Chez nous, les grèves des débardeurs au port de Montréal ainsi que des cheminots de la Compagnie des chemins de fer nationaux du Canada (CN) à l’automne 2020 avaient aussi rapidement provoqué des turbulences.

Le juste-à-temps

Avantages

  • Stocks réduits, donc moins d’investissement
  • Flexibilité pour répondre aux demandes des clients
  • Moins d’espace nécessaire pour l’entreposage des produits

Désavantages

  • Dépendance accrue vis-à-vis des fournisseurs
  • Planification plus complexe
  • Vulnérabilités à l’égard de la chaîne logistique

Un équilibre encore difficile à trouver

Relocalisation de la production, diversification des fournisseurs, plans de contingence et stocks plus garnis : il existe des moyens pour atténuer les risques du modèle juste-à-temps. Le défi consiste à trouver l’équilibre entre l’efficacité et la résilience.

Professeure agrégée au département de gestion des opérations et de la logistique de HEC Montréal, Marie-Ève Rancourt croit que la pandémie a fait réaliser aux entreprises l’importance d’avoir des plans de contingence.

Il est toutefois difficile de savoir si toutes les anciennes habitudes seront réévaluées.

Est-ce que je vais avoir quatre fois plus de stock au cas où il y a un tremblement de terre ou une pandémie ? Avoir un fournisseur au lieu d’en avoir quatre, c’est moins cher. Faites-vous quatre épiceries ?

Marie-Ève Rancourt, professeure à HEC Montréal

Des géants comme Intel et Apple ont délié les cordons de leur bourse pour rapatrier la fabrication de certaines pièces aux États-Unis. Dans le cas d’Intel, il s’agit de production de semi-conducteurs. Toutefois, les entreprises qui ont les reins assez solides pour prendre ce genre de décision ne courent pas les rues. « C’est très coûteux et aujourd’hui, on n’a pas la main-d’œuvre pour ramener tout cela en Amérique du Nord, souligne Simon Stien, chez GCL Group. Il faut aussi grandement miser sur l’automatisation. »

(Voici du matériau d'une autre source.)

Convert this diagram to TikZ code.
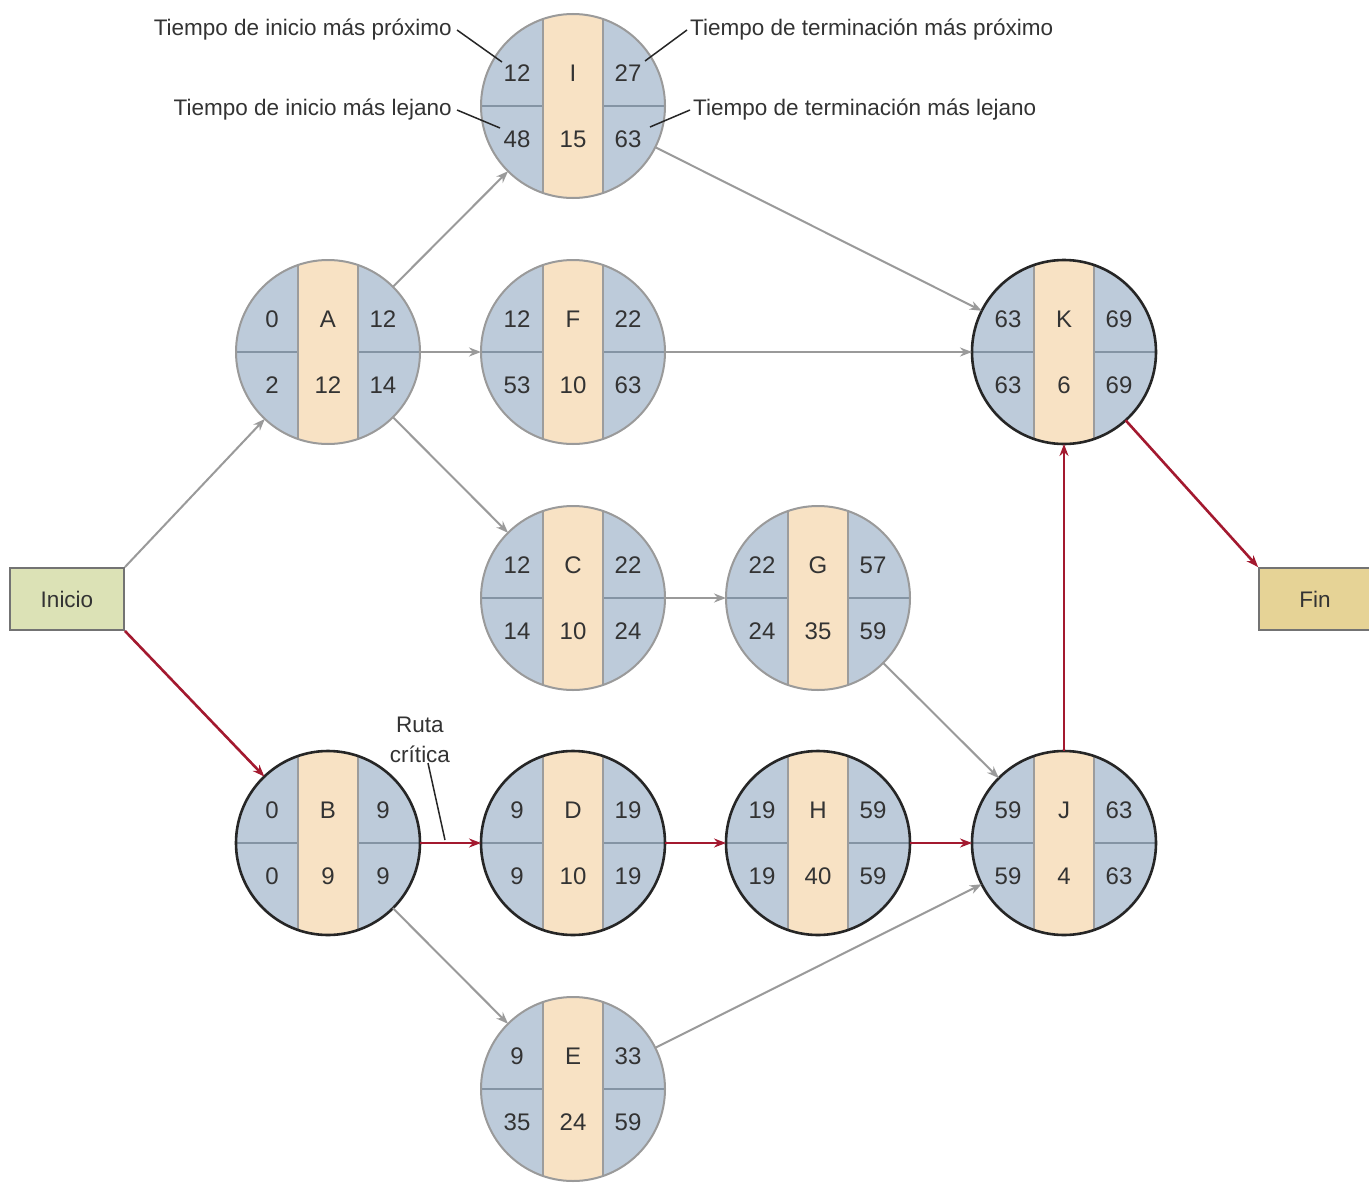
\documentclass[tikz,border=0pt]{standalone}
\usepackage{fontspec}
\setmainfont{Liberation Sans}
\usetikzlibrary{arrows.meta}
\definecolor{circfill}{HTML}{BDCBDA}
\definecolor{bandfill}{HTML}{F8E2C4}
\definecolor{sepcol}{HTML}{8494A4}
\definecolor{bandedge}{HTML}{9C9C9C}
\definecolor{grayedge}{HTML}{9A9A9A}
\definecolor{critred}{HTML}{A3192F}
\definecolor{txtcol}{HTML}{333333}
\definecolor{iniciofill}{HTML}{DCE2B6}
\definecolor{finfill}{HTML}{E6D396}
\tikzset{
  actbase/.style={circle, minimum size=184pt, inner sep=0pt, outer sep=0pt, fill=circfill},
  normb/.style={draw=grayedge, line width=2pt},
  critb/.style={draw=black!85, line width=2.6pt},
  bandline/.style={draw=bandedge, line width=2pt},
  sepline/.style={draw=sepcol, line width=2pt},
  numtxt/.style={text=txtcol, font=\fontsize{24}{28}\selectfont, inner sep=0pt},
  lbltxt/.style={text=txtcol, font=\fontsize{22.5}{26}\selectfont, inner sep=0pt},
  garrow/.style={draw=grayedge, line width=2pt, -{Stealth[length=12pt,width=9pt]}},
  rarrow/.style={draw=critred, line width=2.6pt, -{Stealth[length=12pt,width=9pt]}},
  leader/.style={draw=black!85, line width=1.5pt},
  boxnode/.style={draw=black!55, line width=1.8pt, minimum width=114pt, minimum height=62pt, inner sep=0pt, text=txtcol, font=\fontsize{22.5}{26}\selectfont},
}
% #1 border style, #2 name, #3 position, #4 letter, #5 duration, #6 ES, #7 EF, #8 LS, #9 LF
\newcommand{\act}[9]{%
  \node[actbase] (#2) at (#3) {};
  \begin{scope}
    \clip (#2.center) circle[radius=92pt];
    \fill[bandfill] ([xshift=-30pt,yshift=100pt]#2.center) rectangle ([xshift=30pt,yshift=-100pt]#2.center);
    \draw[bandline] ([xshift=-30pt,yshift=100pt]#2.center) -- ([xshift=-30pt,yshift=-100pt]#2.center);
    \draw[bandline] ([xshift=30pt,yshift=100pt]#2.center) -- ([xshift=30pt,yshift=-100pt]#2.center);
    \draw[sepline] ([xshift=-100pt]#2.center) -- ([xshift=-31pt]#2.center);
    \draw[sepline] ([xshift=100pt]#2.center) -- ([xshift=31pt]#2.center);
  \end{scope}
  \draw[#1] (#2.center) circle[radius=92pt];
  \node[numtxt] (#2-let) at ([yshift=33pt]#2.center) {#4};
  \node[numtxt] (#2-dur) at ([yshift=-33pt]#2.center) {#5};
  \node[numtxt] (#2-es) at ([shift={(-56pt,33pt)}]#2.center) {#6};
  \node[numtxt] (#2-ef) at ([shift={(55pt,33pt)}]#2.center) {#7};
  \node[numtxt] (#2-ls) at ([shift={(-56pt,-33pt)}]#2.center) {#8};
  \node[numtxt] (#2-lf) at ([shift={(55pt,-33pt)}]#2.center) {#9};
}
\begin{document}
\begin{tikzpicture}[x=1pt,y=-1pt]
\useasboundingbox[fill=white] (0,0) rectangle (1369,1183);

\act{normb}{I}{573,106}{I}{15}{12}{27}{48}{63}
\act{normb}{A}{328,352}{A}{12}{0}{12}{2}{14}
\act{normb}{F}{573,352}{F}{10}{12}{22}{53}{63}
\act{critb}{K}{1064,352}{K}{6}{63}{69}{63}{69}
\act{normb}{C}{573,598}{C}{10}{12}{22}{14}{24}
\act{normb}{G}{818,598}{G}{35}{22}{57}{24}{59}
\act{critb}{B}{328,843}{B}{9}{0}{9}{0}{9}
\act{critb}{D}{573,843}{D}{10}{9}{19}{9}{19}
\act{critb}{H}{818,843}{H}{40}{19}{59}{19}{59}
\act{critb}{J}{1064,843}{J}{4}{59}{63}{59}{63}
\act{normb}{E}{573,1089}{E}{24}{9}{33}{35}{59}

\node[boxnode, fill=iniciofill] (inicio) at (67,599) {Inicio};
\node[boxnode, fill=finfill, minimum width=112pt] (fin) at (1315,599) {Fin};

% gray arrows
\draw[garrow] (inicio.north east) -- (A);
\draw[garrow] (A) -- (I);
\draw[garrow] (A) -- (F);
\draw[garrow] (A) -- (C);
\draw[garrow] (I) -- (K);
\draw[garrow] (F) -- (K);
\draw[garrow] (C) -- (G);
\draw[garrow] (G) -- (J);
\draw[garrow] (B) -- (E);
\draw[garrow] (E) -- (J);
% critical path
\draw[rarrow] (inicio.south east) -- (B);
\draw[rarrow] (B) -- (D);
\draw[rarrow] (D) -- (H);
\draw[rarrow] (H) -- (J);
\draw[rarrow] (J) -- (K);
\draw[rarrow] (K) -- (fin.north west);

% legend labels
\node[lbltxt, anchor=east] (lblES) at (452,30) {Tiempo de inicio más próximo};
\node[lbltxt, anchor=east] (lblLS) at (452,110) {Tiempo de inicio más lejano};
\node[lbltxt, anchor=west] (lblEF) at (690,30) {Tiempo de terminación más próximo};
\node[lbltxt, anchor=west] (lblLF) at (693,110) {Tiempo de terminación más lejano};
\coordinate (pES) at (502,62);
\coordinate (pLS) at (500,128);
\coordinate (pEF) at (645,61);
\coordinate (pLF) at (650,127);
\draw[leader] ([xshift=5pt]lblES.east) -- (pES);
\draw[leader] ([xshift=5pt]lblLS.east) -- (pLS);
\draw[leader] ([xshift=-3pt]lblEF.west) -- (pEF);
\draw[leader] ([xshift=-3pt]lblLF.west) -- (pLF);

\node[lbltxt, align=center] (ruta) at (420,740) {Ruta\\[4pt]crítica};
\coordinate (pRuta) at (445,840);
\draw[leader] ([xshift=8pt]ruta.south) -- (pRuta);
\end{tikzpicture}
\end{document}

De l’avis de la PDG de Manufacturiers et Exportateurs du Quévec (MEQ), Véronique Proulx, il n’y a « pas de modèle unique » à adopter dans le contexte actuel. Certains vont opter pour l’emmagasinage, tandis que ceux qui s’approvisionnent essentiellement en Asie vont peut-être tenter de trouver des fournisseurs situés plus près géographiquement, affirme-t-elle.

Pour ceux qui vont continuer à miser sur l’Asie, le [juste-à-temps] pourrait être plus difficile à maintenir.

Véronique Proulx, PDG de MEQ

Des initiatives ont déjà été déployées pour tenter de rapatrier une partie de la production. Aux États-Unis, le plan d’infrastructures de 2000 milliards US du président Joe Biden prévoit une enveloppe de 300 milliards pour épauler le secteur manufacturier américain.

Au Québec, le gouvernement Legault a déjà exprimé à plus d’une reprise sa volonté de voir les entreprises fabriquer davantage dans la province.